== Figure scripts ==

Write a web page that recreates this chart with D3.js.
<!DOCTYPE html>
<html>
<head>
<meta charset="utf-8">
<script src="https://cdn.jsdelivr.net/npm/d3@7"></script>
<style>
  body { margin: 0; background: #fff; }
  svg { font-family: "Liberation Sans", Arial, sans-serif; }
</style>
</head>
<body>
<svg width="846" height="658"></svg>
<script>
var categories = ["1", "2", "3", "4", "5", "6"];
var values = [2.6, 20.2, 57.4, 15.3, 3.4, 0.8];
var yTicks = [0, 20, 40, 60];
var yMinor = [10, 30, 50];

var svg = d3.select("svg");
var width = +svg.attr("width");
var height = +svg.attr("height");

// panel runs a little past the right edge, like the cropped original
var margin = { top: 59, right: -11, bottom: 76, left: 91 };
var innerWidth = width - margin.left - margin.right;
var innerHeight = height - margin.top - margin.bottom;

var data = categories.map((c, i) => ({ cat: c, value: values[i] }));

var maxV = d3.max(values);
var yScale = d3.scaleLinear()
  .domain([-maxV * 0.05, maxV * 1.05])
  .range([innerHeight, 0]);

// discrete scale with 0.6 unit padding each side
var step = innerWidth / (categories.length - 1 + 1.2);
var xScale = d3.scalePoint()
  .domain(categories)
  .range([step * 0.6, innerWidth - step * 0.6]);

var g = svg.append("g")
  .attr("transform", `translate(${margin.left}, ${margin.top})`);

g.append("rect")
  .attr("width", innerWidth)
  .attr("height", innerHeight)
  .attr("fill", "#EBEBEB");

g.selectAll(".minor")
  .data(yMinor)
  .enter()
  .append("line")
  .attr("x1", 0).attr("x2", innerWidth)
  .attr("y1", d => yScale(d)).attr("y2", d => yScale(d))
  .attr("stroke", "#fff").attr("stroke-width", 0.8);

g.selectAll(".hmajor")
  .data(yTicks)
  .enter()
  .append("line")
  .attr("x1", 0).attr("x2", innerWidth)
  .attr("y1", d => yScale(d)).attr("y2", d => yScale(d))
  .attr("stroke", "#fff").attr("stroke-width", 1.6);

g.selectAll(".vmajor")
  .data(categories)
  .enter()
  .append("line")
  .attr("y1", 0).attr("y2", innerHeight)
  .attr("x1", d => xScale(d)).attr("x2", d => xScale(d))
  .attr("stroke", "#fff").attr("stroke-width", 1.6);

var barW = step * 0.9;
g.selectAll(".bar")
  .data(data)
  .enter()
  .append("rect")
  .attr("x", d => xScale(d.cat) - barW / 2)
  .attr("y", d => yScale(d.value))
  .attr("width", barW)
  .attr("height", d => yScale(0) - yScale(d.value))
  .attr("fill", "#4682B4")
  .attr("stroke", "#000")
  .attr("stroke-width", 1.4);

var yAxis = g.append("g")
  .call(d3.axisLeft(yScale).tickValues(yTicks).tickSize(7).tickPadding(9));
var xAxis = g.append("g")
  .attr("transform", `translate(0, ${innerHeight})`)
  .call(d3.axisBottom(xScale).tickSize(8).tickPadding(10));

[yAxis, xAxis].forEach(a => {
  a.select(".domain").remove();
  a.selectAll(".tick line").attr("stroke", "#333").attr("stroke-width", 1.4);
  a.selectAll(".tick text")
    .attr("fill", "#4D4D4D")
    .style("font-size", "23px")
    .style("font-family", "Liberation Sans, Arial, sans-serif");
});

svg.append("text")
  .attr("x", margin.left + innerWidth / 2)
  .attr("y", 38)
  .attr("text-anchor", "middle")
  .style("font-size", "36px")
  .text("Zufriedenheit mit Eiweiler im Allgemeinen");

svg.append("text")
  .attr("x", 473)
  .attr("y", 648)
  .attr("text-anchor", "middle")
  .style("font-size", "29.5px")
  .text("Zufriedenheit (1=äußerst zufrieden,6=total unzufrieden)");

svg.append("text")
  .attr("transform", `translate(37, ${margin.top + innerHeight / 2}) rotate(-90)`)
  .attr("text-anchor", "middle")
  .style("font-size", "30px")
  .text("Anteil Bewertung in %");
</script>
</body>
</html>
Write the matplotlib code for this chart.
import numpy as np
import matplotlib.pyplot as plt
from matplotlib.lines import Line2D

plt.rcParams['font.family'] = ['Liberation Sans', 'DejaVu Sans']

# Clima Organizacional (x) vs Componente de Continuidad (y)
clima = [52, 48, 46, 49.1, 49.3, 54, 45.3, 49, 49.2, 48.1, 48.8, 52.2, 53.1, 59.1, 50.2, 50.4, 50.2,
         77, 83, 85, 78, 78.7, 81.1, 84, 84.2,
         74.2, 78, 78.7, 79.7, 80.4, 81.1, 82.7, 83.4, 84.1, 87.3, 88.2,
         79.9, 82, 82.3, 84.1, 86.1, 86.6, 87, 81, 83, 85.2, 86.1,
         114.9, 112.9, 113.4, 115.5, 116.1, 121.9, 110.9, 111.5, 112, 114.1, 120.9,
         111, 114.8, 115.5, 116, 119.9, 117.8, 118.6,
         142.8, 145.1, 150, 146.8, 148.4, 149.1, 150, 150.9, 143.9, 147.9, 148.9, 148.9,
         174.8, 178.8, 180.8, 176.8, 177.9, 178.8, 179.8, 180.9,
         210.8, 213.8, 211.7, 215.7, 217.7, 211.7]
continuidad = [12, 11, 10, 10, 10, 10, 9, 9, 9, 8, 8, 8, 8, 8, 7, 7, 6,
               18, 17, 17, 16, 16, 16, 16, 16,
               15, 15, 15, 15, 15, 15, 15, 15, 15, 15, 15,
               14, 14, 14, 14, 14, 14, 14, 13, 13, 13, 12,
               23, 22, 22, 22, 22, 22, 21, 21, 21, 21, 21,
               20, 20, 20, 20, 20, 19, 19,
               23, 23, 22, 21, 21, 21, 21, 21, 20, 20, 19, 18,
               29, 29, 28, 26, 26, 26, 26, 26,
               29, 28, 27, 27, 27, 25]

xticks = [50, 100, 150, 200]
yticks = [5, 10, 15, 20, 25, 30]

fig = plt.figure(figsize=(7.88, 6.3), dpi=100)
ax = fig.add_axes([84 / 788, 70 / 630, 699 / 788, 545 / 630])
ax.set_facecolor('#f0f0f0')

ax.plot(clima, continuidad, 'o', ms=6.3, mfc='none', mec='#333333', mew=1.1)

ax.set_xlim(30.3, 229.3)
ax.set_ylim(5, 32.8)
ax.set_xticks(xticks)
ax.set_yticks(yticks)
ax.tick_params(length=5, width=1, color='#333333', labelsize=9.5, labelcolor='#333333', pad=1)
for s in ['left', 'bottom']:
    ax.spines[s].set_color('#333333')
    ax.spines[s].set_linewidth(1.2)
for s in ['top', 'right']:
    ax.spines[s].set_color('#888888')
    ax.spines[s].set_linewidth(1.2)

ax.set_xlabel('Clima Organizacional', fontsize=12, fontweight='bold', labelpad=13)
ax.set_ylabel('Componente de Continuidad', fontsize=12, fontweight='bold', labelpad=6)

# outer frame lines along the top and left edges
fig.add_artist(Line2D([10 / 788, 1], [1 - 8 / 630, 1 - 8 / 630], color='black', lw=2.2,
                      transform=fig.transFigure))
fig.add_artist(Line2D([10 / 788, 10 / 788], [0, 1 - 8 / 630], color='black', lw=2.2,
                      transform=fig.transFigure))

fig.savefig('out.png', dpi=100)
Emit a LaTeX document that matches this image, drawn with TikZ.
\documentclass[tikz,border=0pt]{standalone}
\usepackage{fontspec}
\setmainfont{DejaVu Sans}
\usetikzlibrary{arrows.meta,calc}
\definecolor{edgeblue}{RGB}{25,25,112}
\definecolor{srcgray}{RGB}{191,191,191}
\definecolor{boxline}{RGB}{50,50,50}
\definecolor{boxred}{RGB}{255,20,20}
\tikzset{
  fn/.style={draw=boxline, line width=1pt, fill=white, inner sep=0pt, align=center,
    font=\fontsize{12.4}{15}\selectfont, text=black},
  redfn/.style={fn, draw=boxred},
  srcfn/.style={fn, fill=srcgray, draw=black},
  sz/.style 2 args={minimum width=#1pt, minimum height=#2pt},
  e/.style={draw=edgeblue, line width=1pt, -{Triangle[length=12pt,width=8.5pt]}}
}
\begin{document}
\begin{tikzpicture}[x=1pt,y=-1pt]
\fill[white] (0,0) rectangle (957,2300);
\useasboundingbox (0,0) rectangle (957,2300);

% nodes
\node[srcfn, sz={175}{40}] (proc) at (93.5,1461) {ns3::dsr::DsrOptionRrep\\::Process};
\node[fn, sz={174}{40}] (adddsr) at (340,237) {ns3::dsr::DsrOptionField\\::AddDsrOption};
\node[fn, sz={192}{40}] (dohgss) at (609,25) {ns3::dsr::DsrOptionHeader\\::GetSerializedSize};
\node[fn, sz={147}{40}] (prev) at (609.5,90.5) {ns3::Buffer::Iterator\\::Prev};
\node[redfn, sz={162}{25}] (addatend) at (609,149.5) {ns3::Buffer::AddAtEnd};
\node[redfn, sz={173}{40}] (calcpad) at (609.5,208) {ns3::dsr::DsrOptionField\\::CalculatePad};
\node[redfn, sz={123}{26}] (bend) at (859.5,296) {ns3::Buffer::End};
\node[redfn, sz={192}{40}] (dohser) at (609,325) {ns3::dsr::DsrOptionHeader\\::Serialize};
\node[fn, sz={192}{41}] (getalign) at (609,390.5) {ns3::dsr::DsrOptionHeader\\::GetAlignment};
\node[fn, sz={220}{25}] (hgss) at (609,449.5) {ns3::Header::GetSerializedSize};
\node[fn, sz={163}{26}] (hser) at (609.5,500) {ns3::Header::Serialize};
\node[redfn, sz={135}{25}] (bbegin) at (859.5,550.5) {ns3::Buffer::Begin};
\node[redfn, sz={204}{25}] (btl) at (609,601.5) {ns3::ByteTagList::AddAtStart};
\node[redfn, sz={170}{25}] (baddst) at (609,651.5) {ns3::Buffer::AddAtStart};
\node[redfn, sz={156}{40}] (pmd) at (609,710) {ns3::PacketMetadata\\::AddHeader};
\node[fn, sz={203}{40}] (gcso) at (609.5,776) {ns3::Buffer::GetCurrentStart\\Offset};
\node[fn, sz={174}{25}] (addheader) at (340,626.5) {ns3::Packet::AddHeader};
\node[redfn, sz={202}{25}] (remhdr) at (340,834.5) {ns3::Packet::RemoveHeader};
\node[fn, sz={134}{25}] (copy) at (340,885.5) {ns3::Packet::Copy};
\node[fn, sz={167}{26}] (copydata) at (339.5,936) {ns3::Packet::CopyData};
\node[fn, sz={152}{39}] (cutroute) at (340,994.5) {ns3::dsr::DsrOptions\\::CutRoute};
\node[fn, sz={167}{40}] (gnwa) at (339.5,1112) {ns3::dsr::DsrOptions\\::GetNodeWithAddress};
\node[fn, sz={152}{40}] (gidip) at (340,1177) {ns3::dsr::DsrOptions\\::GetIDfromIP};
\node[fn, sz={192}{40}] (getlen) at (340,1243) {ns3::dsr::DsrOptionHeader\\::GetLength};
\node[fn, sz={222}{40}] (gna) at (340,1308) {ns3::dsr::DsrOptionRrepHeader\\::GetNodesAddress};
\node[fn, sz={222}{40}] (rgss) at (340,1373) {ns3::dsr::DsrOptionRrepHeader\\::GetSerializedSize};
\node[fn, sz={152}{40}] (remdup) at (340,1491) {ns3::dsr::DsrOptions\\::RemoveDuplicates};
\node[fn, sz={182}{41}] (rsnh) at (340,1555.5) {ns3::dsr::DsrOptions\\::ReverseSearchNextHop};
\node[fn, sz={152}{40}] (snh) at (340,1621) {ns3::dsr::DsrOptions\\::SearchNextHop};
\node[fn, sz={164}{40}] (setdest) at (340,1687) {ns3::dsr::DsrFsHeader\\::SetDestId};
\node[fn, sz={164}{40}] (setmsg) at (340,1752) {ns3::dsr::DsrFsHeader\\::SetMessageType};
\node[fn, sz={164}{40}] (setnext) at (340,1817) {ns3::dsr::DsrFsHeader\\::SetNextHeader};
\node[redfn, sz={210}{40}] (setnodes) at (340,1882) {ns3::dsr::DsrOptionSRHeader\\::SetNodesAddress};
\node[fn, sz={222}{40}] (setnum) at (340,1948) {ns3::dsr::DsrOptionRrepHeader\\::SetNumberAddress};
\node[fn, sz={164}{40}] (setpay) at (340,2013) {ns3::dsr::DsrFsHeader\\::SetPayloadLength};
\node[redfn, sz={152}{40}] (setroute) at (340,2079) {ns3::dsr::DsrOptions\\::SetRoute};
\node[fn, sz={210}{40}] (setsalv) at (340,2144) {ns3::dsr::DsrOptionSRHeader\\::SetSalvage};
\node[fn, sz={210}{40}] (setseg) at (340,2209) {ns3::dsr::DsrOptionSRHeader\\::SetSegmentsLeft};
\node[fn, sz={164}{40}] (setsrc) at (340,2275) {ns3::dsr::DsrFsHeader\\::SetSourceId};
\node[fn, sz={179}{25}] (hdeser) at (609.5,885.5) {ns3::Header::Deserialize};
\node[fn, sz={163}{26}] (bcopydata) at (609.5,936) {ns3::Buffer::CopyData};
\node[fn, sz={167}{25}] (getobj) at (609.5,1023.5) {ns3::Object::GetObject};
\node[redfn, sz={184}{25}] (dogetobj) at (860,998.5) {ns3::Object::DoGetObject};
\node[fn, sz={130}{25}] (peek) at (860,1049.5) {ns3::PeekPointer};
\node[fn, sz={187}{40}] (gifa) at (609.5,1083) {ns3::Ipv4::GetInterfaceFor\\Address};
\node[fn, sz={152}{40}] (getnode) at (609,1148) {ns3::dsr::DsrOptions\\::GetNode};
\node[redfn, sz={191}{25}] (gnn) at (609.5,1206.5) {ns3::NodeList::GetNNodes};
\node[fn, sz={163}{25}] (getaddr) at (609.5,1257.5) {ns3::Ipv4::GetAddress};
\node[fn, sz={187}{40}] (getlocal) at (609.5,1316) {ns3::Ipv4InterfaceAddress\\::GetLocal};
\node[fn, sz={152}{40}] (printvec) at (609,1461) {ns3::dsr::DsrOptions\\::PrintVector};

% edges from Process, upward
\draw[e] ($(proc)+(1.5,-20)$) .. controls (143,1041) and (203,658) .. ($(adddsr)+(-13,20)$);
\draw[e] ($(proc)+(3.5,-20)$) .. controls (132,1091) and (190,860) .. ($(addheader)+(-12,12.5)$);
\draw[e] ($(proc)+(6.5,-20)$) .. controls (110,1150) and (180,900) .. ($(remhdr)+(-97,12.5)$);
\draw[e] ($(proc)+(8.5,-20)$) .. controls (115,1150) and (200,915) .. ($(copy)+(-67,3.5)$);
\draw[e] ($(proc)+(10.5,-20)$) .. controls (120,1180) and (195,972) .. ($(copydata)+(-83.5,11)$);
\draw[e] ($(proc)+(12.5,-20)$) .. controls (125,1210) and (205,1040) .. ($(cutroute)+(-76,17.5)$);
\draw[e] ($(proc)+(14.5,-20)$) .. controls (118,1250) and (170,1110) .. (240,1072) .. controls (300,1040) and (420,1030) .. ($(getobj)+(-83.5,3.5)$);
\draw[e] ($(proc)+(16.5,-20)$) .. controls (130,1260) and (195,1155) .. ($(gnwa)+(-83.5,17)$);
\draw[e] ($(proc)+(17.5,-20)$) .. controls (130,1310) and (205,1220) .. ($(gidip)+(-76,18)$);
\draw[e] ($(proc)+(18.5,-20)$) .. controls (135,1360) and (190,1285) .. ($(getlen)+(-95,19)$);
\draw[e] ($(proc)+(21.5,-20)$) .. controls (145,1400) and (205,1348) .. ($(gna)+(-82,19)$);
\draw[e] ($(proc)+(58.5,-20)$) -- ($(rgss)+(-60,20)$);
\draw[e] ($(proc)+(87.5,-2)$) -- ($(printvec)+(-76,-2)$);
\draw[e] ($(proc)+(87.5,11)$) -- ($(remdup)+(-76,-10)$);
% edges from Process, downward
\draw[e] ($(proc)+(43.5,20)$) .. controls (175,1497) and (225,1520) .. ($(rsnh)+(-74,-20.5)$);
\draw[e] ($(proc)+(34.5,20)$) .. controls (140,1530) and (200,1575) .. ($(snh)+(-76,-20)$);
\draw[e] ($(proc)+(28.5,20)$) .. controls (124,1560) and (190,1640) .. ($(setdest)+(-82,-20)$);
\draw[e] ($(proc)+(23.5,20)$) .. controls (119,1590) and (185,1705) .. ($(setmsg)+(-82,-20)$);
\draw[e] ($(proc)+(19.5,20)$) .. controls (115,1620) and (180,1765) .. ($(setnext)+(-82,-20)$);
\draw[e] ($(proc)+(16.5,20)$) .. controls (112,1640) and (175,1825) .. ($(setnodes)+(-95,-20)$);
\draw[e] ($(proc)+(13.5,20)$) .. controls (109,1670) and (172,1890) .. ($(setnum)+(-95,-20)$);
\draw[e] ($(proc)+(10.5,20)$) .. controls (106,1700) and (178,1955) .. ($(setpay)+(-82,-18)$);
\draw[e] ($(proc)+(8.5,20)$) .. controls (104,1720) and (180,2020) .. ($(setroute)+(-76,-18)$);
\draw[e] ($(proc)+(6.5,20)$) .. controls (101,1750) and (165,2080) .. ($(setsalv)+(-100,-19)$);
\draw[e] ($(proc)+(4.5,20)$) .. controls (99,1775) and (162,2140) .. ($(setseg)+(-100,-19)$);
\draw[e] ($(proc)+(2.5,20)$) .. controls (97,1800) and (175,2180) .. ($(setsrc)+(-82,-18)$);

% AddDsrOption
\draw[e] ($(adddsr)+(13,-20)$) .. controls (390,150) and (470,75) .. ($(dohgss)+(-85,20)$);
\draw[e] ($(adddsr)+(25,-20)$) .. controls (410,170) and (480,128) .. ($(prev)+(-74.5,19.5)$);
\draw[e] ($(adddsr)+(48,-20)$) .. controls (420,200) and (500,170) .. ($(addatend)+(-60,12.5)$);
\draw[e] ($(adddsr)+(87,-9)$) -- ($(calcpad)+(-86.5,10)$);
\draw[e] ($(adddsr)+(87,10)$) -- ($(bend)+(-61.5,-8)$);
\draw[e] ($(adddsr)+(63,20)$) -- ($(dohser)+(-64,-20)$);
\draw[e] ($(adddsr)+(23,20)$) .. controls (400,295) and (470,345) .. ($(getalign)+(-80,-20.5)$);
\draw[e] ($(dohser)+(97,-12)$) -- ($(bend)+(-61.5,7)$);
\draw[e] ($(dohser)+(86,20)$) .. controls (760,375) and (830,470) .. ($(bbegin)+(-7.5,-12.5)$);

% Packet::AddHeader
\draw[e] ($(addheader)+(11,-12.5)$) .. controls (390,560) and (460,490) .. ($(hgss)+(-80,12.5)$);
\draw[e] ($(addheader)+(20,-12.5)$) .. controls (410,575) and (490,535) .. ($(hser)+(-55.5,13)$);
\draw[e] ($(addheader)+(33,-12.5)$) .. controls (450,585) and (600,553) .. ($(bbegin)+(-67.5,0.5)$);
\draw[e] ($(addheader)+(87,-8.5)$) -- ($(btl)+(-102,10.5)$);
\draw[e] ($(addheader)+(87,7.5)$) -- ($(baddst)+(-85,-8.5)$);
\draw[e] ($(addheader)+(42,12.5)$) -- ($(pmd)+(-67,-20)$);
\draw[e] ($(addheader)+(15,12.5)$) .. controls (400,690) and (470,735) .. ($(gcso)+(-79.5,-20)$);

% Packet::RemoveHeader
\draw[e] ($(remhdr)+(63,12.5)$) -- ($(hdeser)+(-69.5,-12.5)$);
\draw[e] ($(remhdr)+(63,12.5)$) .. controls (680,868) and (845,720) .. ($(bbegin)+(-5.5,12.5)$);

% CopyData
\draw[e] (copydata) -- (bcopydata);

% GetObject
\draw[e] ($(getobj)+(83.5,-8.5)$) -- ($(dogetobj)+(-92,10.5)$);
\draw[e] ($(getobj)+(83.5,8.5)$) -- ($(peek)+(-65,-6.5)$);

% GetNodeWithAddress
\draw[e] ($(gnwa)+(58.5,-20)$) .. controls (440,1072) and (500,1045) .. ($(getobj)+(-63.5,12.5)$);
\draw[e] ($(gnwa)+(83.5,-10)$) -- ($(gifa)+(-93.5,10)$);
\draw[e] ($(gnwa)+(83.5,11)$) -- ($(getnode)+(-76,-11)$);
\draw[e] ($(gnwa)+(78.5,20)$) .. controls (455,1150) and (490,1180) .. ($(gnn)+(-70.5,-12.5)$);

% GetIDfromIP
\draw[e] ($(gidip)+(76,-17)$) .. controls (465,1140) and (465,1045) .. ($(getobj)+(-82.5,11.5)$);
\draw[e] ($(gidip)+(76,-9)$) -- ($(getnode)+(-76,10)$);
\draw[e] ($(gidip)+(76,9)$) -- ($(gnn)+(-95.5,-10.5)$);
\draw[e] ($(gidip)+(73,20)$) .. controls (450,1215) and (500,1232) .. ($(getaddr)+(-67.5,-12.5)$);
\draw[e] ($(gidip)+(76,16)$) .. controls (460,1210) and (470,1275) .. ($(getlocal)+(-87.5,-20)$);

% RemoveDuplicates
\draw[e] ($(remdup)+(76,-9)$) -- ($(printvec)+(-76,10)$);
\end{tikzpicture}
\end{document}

== WHAT YOU HAVE TO DO ==
Of all the lines in the data above, state how many include "that". Say only the number.

== TASK SOLUTION ==
2